Chéri des hommes, mais plus cher encore aux Muses,
Crantor n’a pas connu la vieillesse.
Ô terre, reçois cet homme divin après sa mort,
Et que même ici il vive en paix.

Homère et Euripide étaient ses poëtes favoris. Il disait que la chose la plus difficile dans un ouvrage, c’est d’être tragique et d’exciter la pitié sans sortir du naturel. Il citait avec complaisance ce vers de Bellérophon :

Malheureux que je suis ! Mais pourquoi me plaindre ? Mes maux sont inhérents à la nature humaine.
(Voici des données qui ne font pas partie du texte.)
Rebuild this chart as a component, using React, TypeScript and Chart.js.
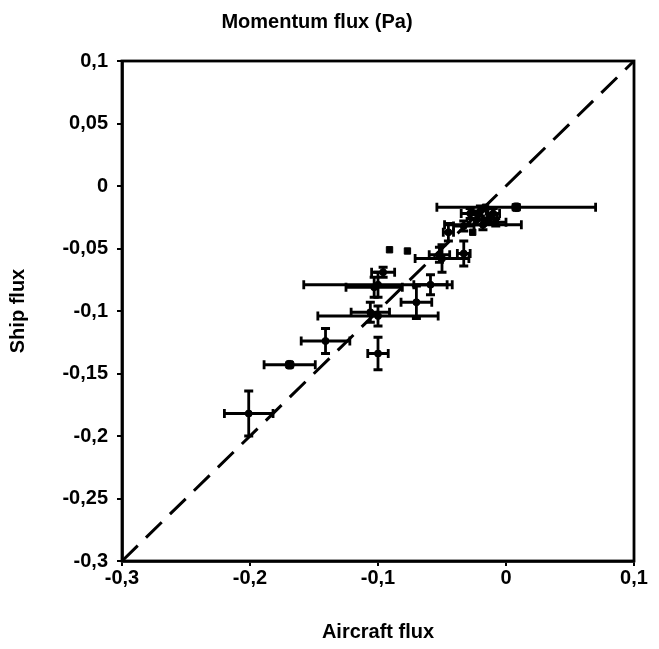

On a attribué à Crantor les vers suivants du poëte Antagoras, sur l’amour :

Mon esprit incertain ne sait que décider : Amour, quelle est ton origine ? Es-tu le premier des dieux immortels, de ces dieux qu’autrefois l’Erèbe et la Nuit toute-puissante engendrèrent sur les flots du vaste Océan ? Es-tu le fils de la sage Cypris, de la terre ou des vents ? Tu parcours le monde, portant aux hommes et les maux et les biens ; ton corps lui-même a une double forme.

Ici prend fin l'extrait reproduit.